What needs to be done »
Copy exactly, and only, the lines below from the first through the one containing "Serif, Tinos, Times", both included; pictures are omitted.

Data provided »
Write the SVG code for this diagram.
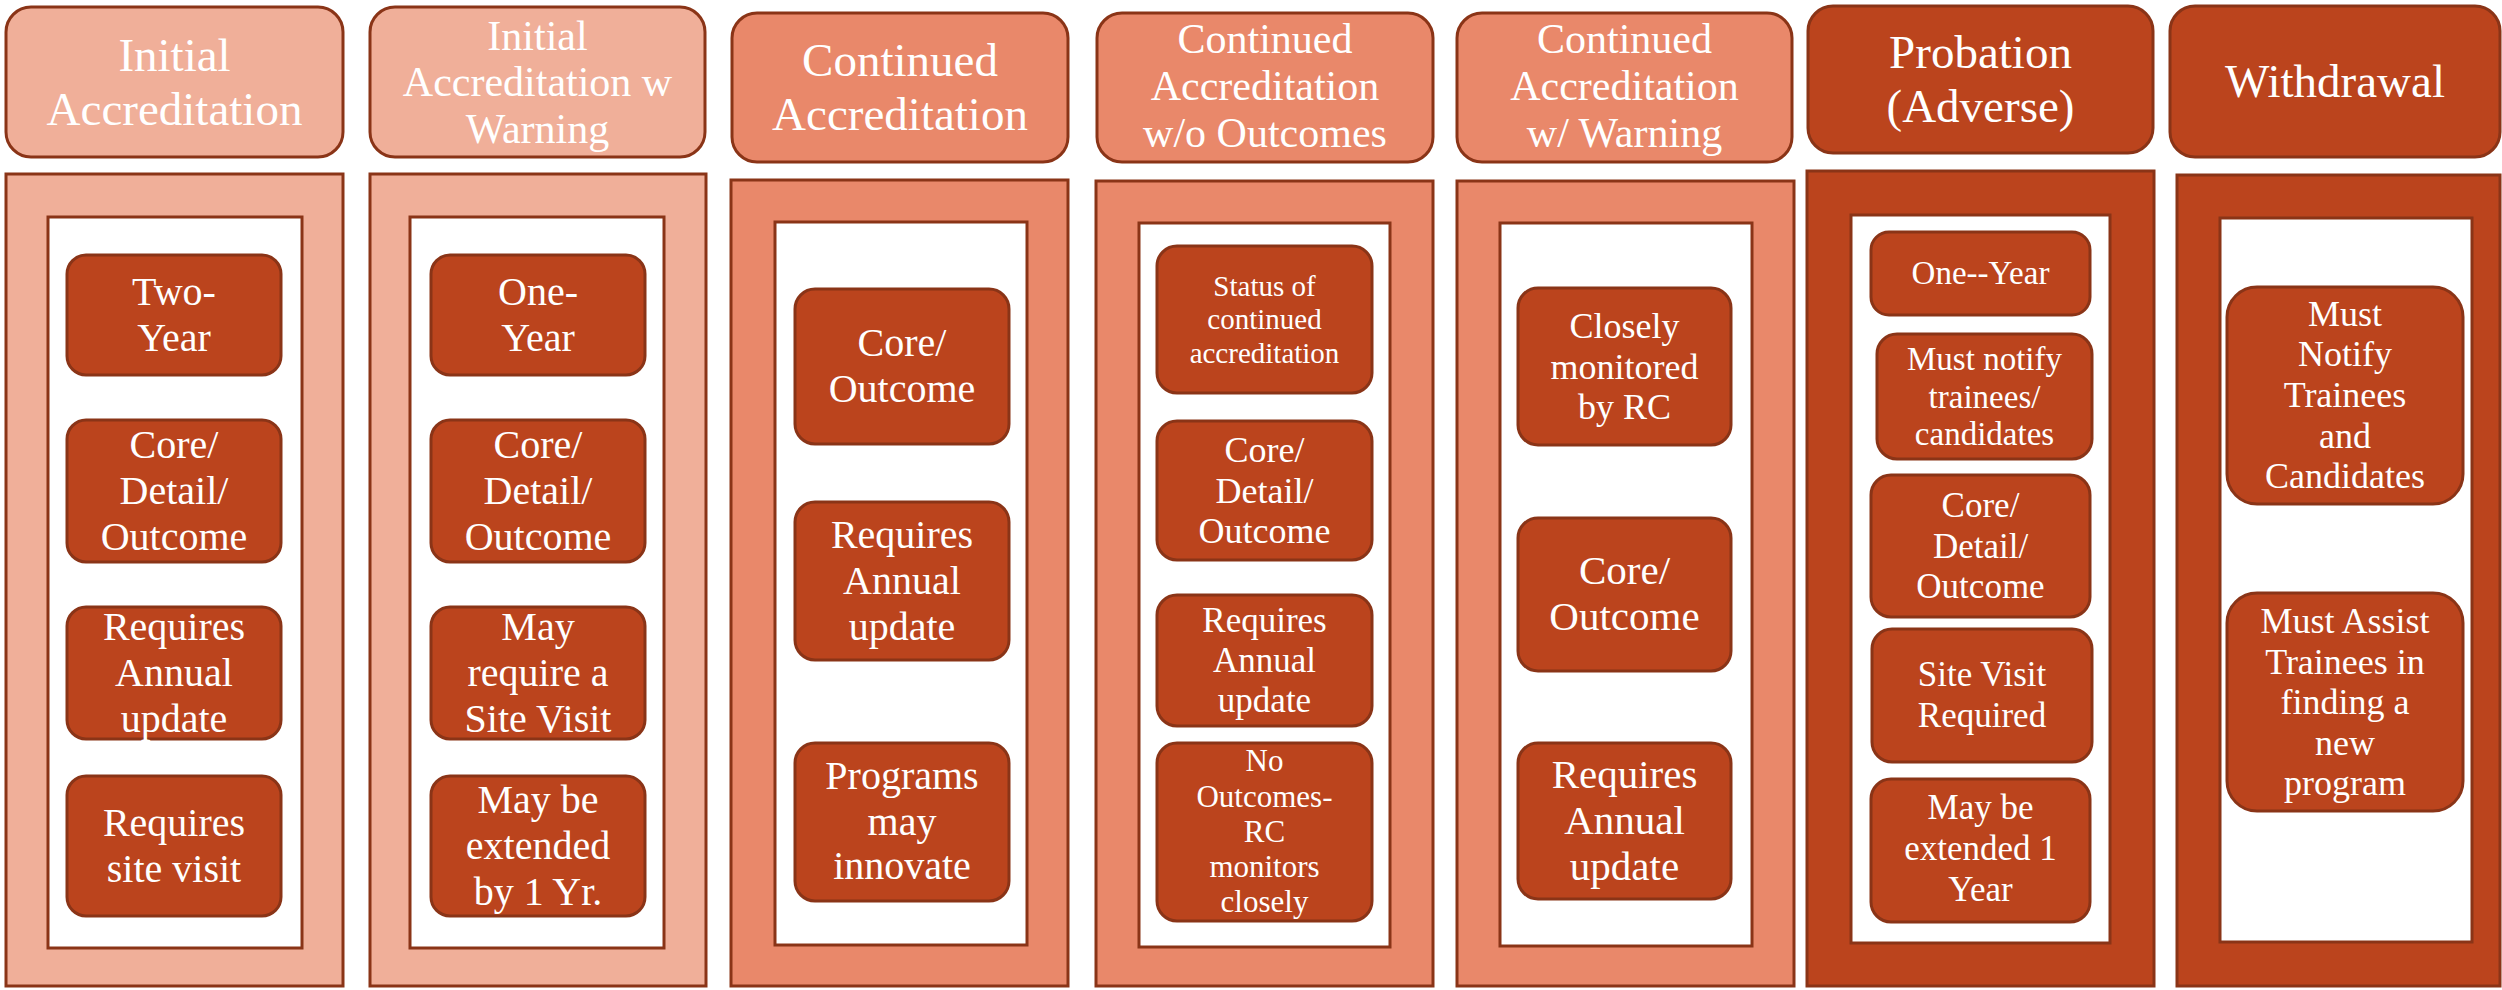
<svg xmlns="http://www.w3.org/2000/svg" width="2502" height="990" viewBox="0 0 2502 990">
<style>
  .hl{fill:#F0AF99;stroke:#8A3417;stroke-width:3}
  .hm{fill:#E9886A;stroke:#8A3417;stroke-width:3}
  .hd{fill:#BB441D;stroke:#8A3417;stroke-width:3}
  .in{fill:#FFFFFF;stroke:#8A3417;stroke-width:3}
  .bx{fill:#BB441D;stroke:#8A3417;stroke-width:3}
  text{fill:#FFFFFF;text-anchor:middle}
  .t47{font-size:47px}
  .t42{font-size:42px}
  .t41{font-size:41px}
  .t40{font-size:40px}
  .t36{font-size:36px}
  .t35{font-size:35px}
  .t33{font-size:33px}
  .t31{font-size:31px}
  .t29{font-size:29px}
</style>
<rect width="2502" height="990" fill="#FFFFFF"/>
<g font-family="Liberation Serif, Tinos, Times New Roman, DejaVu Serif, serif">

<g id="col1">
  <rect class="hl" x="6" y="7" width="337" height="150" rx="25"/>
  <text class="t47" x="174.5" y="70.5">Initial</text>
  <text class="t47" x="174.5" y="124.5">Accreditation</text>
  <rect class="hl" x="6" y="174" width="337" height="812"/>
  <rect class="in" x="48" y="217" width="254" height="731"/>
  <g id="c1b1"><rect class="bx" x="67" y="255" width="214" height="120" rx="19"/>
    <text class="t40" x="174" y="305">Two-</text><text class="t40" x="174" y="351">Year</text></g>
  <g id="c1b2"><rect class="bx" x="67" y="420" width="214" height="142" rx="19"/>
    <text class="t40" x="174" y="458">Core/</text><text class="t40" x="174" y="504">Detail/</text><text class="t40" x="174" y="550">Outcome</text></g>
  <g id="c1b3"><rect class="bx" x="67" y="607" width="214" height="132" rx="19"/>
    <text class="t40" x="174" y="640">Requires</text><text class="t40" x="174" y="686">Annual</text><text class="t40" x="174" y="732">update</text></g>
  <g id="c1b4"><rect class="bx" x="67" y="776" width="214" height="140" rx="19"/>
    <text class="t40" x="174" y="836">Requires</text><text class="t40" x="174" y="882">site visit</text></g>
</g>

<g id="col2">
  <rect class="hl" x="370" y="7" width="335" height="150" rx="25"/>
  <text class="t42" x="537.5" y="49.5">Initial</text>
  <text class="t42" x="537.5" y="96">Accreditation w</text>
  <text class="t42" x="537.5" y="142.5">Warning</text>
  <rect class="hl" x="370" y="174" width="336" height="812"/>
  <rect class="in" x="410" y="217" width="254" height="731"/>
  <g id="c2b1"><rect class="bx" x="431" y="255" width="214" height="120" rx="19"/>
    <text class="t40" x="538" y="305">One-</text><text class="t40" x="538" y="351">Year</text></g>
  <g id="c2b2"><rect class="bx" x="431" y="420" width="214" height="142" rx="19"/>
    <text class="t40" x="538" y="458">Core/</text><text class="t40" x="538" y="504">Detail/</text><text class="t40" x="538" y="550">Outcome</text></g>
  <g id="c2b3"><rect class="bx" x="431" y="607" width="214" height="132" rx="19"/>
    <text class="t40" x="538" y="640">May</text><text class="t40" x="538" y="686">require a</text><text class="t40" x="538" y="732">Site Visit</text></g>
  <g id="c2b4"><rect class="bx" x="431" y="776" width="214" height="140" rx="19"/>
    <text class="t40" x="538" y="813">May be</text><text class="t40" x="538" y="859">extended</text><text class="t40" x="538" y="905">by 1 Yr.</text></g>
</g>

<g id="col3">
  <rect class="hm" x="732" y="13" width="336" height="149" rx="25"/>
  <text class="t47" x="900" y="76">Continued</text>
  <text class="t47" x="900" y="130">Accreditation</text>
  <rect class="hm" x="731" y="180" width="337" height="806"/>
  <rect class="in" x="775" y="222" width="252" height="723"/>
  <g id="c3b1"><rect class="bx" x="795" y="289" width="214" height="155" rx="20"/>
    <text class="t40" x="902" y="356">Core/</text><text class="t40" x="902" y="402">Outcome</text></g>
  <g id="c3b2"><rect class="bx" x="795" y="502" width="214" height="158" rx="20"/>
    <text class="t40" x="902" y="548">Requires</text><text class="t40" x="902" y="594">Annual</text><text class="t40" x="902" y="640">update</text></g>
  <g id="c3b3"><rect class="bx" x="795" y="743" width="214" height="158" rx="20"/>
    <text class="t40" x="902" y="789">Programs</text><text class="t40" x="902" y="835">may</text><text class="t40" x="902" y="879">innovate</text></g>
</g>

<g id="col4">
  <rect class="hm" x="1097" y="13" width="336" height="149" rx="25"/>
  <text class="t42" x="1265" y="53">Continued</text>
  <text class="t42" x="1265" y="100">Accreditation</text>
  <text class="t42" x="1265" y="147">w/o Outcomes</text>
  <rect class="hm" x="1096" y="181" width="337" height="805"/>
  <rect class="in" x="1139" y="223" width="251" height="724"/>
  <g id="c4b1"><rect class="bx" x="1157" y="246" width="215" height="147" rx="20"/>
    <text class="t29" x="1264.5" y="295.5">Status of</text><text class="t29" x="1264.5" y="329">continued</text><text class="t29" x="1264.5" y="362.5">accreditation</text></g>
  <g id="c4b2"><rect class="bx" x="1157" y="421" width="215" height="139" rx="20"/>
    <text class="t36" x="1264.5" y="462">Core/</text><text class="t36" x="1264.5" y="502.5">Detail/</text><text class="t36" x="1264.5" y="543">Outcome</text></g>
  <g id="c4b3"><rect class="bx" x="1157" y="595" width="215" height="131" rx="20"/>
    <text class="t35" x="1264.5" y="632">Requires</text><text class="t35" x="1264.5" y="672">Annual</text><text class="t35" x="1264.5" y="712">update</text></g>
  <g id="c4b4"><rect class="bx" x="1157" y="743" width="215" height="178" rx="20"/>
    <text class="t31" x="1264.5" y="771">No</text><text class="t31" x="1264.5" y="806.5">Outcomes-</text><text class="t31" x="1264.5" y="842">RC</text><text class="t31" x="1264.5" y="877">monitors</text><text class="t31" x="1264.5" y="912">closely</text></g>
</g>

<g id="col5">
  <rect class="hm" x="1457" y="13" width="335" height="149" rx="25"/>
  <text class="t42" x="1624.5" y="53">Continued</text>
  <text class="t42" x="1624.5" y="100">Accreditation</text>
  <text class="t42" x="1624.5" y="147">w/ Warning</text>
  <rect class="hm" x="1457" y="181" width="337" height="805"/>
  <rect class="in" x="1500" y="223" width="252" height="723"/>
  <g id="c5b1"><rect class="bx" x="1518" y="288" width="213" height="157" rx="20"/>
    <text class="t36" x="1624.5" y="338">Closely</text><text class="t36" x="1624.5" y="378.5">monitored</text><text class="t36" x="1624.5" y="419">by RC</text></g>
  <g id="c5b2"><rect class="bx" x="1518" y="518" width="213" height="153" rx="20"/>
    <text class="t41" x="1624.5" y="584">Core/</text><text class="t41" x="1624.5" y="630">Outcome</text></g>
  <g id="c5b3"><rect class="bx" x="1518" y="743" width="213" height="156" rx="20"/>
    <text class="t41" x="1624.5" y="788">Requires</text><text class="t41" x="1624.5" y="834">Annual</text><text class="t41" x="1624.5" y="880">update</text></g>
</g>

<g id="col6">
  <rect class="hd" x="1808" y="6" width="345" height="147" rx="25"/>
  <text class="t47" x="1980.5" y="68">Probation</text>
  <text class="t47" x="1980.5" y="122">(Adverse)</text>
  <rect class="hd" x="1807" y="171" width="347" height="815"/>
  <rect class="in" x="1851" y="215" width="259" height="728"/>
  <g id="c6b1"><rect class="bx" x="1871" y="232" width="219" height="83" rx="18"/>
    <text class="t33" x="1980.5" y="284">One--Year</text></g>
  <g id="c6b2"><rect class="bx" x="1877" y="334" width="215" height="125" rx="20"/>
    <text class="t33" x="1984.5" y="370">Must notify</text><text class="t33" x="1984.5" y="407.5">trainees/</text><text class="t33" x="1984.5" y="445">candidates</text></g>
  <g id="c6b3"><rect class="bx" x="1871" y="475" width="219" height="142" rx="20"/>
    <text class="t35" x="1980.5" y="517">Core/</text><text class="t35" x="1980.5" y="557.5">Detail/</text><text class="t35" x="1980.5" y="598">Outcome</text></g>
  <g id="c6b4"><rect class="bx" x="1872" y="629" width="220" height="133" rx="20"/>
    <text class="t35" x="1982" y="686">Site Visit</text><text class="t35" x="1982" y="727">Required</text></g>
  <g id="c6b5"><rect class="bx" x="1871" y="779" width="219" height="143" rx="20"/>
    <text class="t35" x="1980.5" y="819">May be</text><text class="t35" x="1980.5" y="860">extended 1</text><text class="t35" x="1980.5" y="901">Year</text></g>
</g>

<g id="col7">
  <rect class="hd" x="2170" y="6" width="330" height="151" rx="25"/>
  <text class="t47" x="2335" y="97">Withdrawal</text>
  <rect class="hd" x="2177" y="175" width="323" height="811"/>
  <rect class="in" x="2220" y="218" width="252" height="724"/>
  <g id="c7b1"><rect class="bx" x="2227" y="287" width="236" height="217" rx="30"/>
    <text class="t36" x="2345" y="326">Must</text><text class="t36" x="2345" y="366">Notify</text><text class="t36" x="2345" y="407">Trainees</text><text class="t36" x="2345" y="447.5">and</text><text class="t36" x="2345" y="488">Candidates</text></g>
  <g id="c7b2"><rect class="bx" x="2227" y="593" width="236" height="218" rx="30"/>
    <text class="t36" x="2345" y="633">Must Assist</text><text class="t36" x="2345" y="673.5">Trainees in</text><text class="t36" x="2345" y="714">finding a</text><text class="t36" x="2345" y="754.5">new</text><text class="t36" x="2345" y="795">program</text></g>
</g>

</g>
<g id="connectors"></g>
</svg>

Task response »
Write the SVG code for this diagram.
<svg xmlns="http://www.w3.org/2000/svg" width="2502" height="990" viewBox="0 0 2502 990">
<style>
  .hl{fill:#F0AF99;stroke:#8A3417;stroke-width:3}
  .hm{fill:#E9886A;stroke:#8A3417;stroke-width:3}
  .hd{fill:#BB441D;stroke:#8A3417;stroke-width:3}
  .in{fill:#FFFFFF;stroke:#8A3417;stroke-width:3}
  .bx{fill:#BB441D;stroke:#8A3417;stroke-width:3}
  text{fill:#FFFFFF;text-anchor:middle}
  .t47{font-size:47px}
  .t42{font-size:42px}
  .t41{font-size:41px}
  .t40{font-size:40px}
  .t36{font-size:36px}
  .t35{font-size:35px}
  .t33{font-size:33px}
  .t31{font-size:31px}
  .t29{font-size:29px}
</style>
<rect width="2502" height="990" fill="#FFFFFF"/>
<g font-family="Liberation Serif, Tinos, Times New Roman, DejaVu Serif, serif">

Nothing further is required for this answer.